_INSTRUCTIONS TO FOLLOW_:
Pick out the lines containing "this".
------------------------------------------------------------
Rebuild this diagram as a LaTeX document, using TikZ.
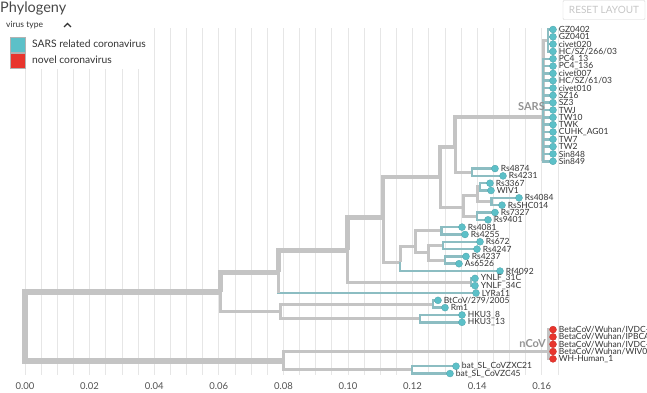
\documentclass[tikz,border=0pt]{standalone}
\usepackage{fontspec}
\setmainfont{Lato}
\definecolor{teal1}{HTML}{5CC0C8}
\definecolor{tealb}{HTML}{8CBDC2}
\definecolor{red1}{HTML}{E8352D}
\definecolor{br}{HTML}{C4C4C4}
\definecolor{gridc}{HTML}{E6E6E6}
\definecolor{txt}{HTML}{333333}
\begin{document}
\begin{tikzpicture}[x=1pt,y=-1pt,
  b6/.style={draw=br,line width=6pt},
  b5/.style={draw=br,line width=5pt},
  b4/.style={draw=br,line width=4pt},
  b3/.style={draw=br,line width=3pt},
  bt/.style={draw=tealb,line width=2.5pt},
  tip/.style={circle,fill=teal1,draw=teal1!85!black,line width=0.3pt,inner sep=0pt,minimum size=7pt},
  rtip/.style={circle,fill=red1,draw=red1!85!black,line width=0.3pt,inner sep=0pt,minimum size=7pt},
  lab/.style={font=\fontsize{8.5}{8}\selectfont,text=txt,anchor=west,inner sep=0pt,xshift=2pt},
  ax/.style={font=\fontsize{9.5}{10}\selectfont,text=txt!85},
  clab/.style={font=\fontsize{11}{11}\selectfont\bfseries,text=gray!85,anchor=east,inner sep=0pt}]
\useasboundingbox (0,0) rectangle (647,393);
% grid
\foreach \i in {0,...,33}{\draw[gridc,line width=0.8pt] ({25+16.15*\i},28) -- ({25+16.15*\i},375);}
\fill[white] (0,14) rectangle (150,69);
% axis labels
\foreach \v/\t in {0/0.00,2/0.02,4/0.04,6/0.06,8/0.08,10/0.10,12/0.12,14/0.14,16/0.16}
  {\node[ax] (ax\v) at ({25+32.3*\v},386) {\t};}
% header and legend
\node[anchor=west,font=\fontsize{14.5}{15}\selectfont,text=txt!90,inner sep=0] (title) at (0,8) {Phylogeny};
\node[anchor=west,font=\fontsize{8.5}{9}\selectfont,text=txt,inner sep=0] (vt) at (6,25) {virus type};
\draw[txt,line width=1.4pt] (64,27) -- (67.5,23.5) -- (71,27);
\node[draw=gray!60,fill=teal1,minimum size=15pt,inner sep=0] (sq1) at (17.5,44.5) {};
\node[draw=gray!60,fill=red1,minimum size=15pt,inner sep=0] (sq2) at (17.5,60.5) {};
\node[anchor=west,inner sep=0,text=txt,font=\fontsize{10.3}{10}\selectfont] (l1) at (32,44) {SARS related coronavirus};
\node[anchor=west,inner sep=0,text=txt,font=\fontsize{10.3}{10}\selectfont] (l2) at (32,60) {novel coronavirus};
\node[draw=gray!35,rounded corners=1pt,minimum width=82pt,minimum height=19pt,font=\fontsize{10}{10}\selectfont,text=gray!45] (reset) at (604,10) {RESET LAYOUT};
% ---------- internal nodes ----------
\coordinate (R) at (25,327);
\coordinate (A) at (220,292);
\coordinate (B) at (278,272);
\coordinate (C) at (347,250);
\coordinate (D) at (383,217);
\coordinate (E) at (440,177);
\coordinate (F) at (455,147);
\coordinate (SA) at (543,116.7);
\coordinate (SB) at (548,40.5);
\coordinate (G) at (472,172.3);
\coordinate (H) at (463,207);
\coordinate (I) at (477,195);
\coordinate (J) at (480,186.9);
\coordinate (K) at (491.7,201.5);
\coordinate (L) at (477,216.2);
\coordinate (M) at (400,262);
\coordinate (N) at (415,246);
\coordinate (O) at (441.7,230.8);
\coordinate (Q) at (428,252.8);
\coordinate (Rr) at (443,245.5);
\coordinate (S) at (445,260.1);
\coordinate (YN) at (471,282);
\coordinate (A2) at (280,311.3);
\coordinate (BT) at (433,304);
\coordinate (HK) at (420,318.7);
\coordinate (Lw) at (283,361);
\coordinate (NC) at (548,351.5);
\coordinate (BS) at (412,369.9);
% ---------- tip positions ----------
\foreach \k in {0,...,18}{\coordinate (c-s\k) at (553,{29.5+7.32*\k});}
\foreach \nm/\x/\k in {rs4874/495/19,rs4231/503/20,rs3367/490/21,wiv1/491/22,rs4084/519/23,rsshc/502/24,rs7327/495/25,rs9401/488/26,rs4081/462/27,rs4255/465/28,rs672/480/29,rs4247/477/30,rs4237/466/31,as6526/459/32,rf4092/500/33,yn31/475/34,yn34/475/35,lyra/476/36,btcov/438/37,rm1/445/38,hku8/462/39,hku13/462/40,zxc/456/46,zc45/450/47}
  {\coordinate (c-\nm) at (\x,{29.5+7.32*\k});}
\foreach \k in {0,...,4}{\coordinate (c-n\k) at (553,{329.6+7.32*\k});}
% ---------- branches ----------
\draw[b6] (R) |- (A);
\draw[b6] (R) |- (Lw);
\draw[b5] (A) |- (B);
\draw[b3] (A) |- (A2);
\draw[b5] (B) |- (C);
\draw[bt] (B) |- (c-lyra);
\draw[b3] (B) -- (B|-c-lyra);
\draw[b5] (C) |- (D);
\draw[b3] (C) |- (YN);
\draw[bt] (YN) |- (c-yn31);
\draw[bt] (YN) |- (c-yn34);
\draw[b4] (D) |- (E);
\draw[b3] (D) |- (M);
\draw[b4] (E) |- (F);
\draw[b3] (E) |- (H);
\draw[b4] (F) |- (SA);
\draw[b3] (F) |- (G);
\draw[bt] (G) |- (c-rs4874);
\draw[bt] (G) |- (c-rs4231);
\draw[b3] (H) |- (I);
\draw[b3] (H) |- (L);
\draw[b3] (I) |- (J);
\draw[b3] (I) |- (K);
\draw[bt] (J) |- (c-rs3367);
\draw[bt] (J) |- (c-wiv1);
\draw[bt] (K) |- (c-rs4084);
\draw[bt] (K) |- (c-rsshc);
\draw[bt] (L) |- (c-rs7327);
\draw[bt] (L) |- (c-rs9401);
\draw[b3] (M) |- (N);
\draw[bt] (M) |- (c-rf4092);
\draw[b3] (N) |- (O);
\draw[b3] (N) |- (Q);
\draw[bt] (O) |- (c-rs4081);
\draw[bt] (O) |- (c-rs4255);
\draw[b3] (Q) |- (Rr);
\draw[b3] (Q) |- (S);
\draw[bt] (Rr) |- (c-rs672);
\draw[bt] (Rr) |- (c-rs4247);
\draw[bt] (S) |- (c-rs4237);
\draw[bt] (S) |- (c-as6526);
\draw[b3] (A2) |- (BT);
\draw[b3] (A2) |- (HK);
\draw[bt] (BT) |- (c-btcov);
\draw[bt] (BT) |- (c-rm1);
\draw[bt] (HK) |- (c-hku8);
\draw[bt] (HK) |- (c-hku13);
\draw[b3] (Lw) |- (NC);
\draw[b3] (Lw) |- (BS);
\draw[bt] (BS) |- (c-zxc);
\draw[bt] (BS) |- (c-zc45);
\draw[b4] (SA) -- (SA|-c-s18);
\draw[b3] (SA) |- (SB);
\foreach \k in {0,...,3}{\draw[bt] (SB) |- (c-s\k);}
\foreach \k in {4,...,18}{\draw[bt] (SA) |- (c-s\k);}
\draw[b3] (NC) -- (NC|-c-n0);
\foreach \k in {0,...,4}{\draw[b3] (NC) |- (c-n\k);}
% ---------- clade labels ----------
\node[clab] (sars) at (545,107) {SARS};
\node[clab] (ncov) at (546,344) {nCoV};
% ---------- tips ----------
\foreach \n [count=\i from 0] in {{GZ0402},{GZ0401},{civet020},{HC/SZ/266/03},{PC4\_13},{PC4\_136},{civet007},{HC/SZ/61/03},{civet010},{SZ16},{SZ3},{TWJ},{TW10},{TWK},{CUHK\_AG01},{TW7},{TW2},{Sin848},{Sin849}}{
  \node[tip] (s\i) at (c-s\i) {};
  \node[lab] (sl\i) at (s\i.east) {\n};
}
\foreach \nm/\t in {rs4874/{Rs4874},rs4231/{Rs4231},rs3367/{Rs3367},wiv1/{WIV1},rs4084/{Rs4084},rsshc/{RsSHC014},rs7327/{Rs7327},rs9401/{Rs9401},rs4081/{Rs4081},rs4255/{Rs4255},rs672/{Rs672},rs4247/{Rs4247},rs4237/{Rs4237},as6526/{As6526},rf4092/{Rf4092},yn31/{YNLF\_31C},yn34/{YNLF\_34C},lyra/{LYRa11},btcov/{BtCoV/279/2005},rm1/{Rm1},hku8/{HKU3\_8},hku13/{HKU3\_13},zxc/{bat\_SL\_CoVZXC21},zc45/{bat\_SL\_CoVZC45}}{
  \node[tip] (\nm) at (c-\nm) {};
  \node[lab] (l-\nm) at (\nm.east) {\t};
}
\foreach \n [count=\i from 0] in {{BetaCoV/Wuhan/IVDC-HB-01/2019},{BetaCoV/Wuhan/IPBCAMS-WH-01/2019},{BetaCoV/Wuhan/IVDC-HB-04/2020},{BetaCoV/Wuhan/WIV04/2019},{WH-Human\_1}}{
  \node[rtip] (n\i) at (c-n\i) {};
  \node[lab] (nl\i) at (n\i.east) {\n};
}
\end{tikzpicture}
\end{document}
------------------------------------------------------------
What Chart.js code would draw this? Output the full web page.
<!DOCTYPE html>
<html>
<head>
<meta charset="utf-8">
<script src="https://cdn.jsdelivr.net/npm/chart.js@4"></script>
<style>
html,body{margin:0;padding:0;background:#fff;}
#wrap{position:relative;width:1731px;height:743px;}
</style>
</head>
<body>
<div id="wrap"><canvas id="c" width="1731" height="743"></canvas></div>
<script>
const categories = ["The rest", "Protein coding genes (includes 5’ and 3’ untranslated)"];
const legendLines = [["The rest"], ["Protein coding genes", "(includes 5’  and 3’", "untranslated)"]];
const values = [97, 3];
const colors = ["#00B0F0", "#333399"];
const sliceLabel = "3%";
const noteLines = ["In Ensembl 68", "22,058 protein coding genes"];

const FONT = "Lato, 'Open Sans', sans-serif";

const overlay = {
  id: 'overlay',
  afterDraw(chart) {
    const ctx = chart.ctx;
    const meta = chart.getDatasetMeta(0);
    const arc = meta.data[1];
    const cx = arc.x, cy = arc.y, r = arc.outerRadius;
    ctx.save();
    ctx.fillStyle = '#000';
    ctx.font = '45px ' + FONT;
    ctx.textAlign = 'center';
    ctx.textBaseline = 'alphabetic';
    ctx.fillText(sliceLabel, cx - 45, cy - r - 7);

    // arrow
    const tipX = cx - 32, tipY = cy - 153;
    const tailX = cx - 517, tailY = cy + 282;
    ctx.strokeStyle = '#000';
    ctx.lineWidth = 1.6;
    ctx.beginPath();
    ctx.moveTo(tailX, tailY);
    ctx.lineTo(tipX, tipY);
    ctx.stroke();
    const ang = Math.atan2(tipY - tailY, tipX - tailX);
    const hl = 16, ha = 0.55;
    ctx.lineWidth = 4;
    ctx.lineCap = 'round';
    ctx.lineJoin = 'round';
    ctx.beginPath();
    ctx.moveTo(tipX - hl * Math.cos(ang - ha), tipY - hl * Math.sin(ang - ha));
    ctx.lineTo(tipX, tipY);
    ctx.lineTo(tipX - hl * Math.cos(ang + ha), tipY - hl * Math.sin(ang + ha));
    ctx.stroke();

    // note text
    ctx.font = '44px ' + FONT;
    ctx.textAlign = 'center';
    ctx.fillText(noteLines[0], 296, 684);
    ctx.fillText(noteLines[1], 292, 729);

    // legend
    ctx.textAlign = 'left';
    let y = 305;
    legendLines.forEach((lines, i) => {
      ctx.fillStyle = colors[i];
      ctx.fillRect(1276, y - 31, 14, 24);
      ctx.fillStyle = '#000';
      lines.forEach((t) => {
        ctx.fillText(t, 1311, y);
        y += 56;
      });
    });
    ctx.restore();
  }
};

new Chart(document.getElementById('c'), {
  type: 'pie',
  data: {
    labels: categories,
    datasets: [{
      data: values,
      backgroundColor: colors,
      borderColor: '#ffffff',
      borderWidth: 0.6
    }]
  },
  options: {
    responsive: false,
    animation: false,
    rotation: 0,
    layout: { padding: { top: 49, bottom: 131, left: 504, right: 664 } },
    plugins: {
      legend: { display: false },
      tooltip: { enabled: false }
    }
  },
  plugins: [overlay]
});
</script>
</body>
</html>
------------------------------------------------------------
_SOLUTION TO THE EXERCISE_:
Rebuild this diagram as a LaTeX document, using TikZ.
What Chart.js code would draw this? Output the full web page.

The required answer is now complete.